My daughter loves to twirl and jump in her best approximation of how she thinks a ballet dancer moves. Her audience is always appreciative, or at least gives indications of this being the case, and she now regularly refers to her future career as a ballet dancer.
Yet when I ask her if she would like to learn how to "ballet" as she calls it, the word dance not encapsulating, in her view, the full spectrum of what a ballet dancer might actually do, she looks at me affronted. "Mummy," she says, her voice tinged with disapproval, "I already know how to ballet. I don’t need lessons." And it’s hard to disagree with such certainty, although I worry. Should I tell her that sometimes her moves remind me of the death throes of a wounded animal?
Alas, I suspect that until she acknowledges for herself that perhaps there might be one or two things she could learn, she will not listen to me -- why start now, in fact?
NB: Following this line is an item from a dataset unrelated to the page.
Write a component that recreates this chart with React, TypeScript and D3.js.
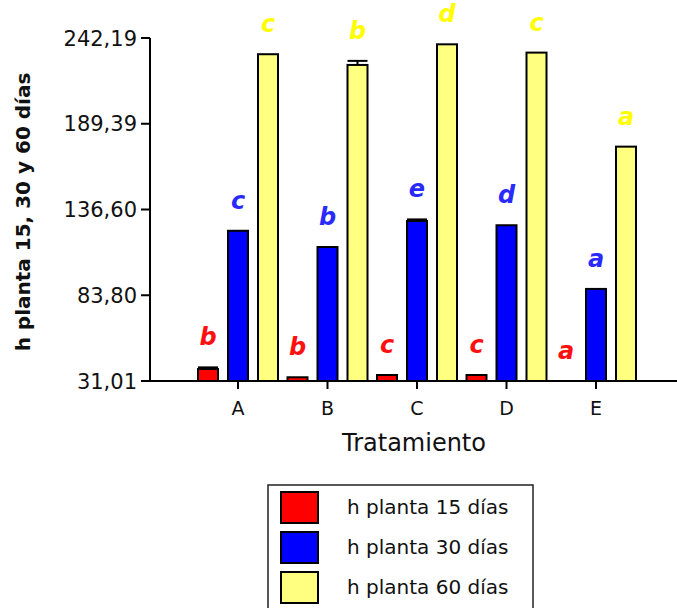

But not all hope is lost, as recently she started asking me about learning piano, and is keen to start lessons after the summer holidays. Months of listening to me teach other children has obviously whetted her appetite – it’s hard to believe this is the same child who six months ago wanted to show me how to play: “Don’t be silly, Mummy, you do it like this!”
When it comes to learning a new skill, we can’t progress until we first acknowledge that there is something to be learnt and recognise that we do want to learn it. Children are often inspired by nothing more than seeing other kids doing something that looks like fun. But, as adults, we weigh the pros and cons, balancing the time and resources required against the possible enjoyment and, crucially, the hoped for end result.
We each have our own preferred learning style. Some of us jump straight in, itching to get our hands dirty. Some like to wallow in the theory and the what-ifs, preferring the thinking to the doing. For others, the fear that a new skill will remain forever elusive is enough to prevent them from starting something new. We pride ourselves on being capable and professional, so starting from square one can be disconcerting. Make a mistake and we cringe, often becoming increasingly fearful of the next mistake and the one after that. And then there are those for whom the greatest enjoyment comes from the process. While speaking perfect German or being able to play a Mozart sonata would be wonderful, it’s the lessons, the interaction with a class or a teacher and the sense of discovery that are the greatest sources of enjoyment.